Provided data
+ + + +
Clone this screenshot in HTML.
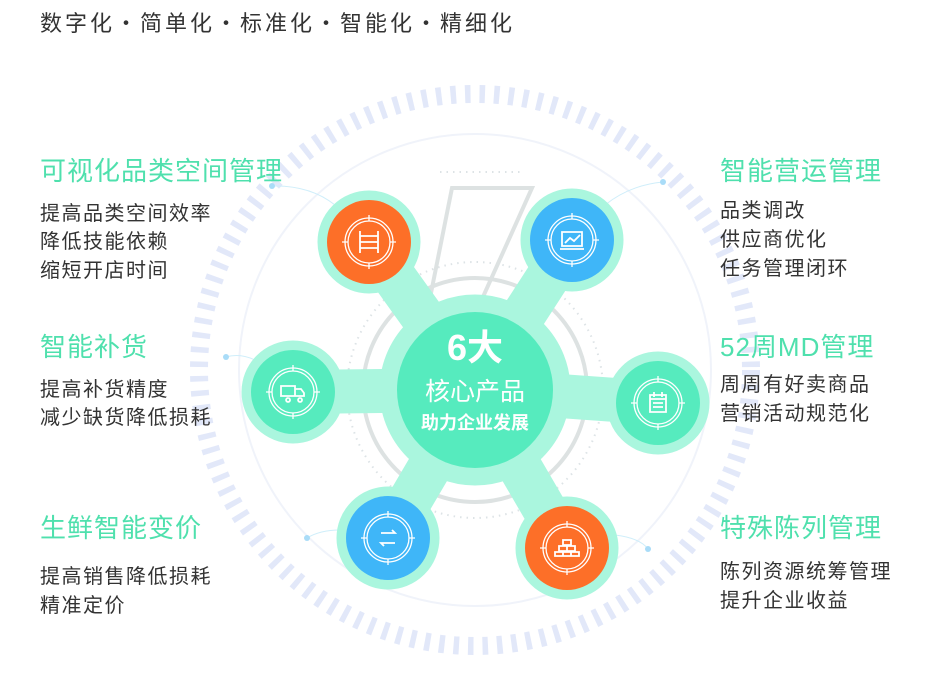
+ + + +
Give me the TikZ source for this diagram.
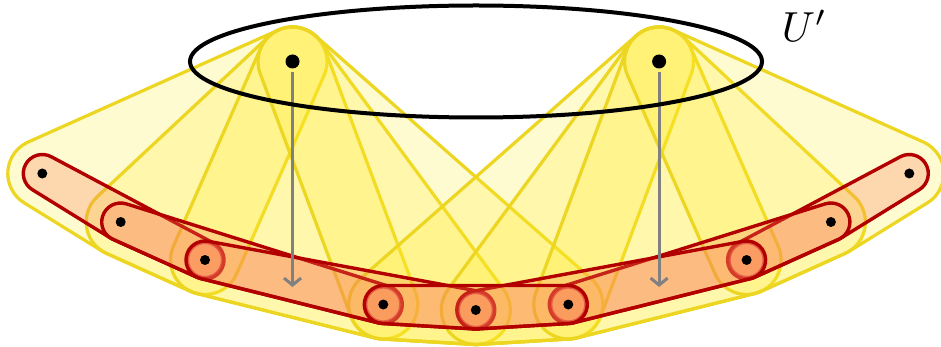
+ + + +
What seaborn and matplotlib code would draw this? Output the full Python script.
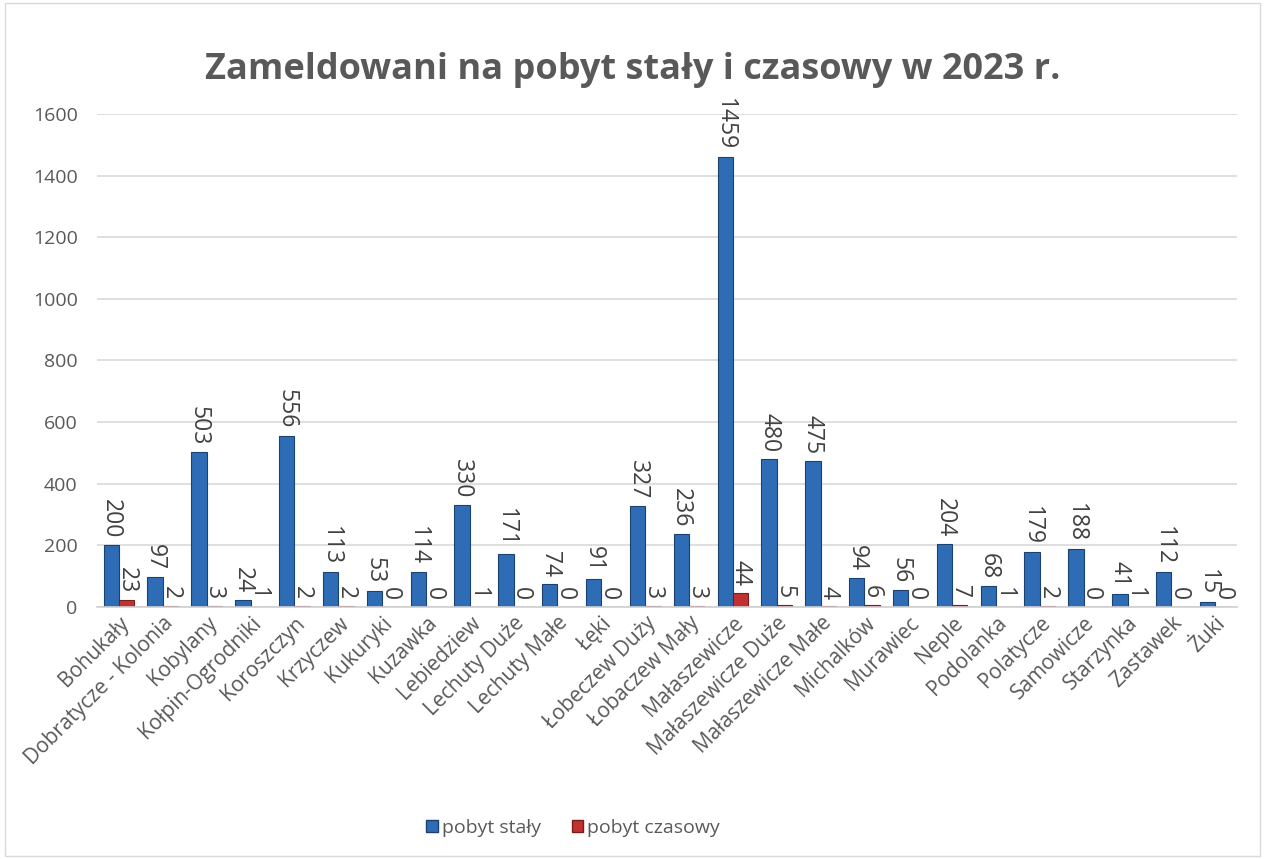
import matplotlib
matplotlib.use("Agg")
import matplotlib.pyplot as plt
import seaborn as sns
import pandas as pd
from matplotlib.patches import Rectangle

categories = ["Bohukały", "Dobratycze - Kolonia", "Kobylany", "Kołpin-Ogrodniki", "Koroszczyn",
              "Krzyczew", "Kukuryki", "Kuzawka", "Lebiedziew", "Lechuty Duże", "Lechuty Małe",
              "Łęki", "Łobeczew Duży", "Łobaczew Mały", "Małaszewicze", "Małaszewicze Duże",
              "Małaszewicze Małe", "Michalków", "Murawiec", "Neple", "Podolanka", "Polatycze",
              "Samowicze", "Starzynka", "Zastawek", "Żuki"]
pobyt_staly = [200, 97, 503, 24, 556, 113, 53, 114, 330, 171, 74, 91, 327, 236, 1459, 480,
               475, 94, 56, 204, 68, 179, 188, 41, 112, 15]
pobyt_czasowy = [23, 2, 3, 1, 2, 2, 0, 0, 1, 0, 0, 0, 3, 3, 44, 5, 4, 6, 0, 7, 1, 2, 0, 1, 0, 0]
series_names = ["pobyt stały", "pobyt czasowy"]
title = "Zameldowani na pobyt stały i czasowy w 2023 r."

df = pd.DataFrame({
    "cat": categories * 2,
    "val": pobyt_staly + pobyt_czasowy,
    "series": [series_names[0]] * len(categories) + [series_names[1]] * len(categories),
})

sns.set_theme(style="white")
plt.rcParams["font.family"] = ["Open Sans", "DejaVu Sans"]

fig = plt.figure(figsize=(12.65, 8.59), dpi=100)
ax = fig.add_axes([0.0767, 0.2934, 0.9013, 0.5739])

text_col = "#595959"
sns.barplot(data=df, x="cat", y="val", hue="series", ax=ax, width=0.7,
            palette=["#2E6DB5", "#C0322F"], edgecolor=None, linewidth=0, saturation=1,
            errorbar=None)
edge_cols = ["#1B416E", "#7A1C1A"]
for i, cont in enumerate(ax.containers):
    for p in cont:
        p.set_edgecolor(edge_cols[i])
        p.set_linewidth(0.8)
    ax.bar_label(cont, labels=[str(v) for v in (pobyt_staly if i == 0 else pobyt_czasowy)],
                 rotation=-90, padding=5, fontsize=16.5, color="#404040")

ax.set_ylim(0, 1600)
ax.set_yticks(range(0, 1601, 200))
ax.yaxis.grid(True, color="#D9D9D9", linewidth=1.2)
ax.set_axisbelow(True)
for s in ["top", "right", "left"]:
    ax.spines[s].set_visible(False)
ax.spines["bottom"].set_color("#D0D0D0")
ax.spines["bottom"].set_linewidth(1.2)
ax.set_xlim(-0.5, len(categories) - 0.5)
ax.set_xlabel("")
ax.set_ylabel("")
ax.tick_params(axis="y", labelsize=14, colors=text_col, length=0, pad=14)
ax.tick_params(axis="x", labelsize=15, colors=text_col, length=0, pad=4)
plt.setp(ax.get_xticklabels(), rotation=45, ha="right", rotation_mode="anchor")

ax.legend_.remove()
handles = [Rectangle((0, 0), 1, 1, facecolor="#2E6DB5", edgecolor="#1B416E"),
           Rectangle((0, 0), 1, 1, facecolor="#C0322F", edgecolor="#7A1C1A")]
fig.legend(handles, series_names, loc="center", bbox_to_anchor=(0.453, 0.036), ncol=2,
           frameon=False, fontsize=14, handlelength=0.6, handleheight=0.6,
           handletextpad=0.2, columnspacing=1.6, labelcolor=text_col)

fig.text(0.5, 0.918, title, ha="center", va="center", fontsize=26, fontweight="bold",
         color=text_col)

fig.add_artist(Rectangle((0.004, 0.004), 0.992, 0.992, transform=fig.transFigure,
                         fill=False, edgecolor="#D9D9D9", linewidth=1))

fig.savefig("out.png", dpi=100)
+ + + +
Given exercise
What's needed is an exact copy of the lines above from the one with "What seaborn and" through the one with "from matplotlib.patches import Rectangle", both included; the pictures stay out.

Reply
What seaborn and matplotlib code would draw this? Output the full Python script.
import matplotlib
matplotlib.use("Agg")
import matplotlib.pyplot as plt
import seaborn as sns
import pandas as pd
from matplotlib.patches import Rectangle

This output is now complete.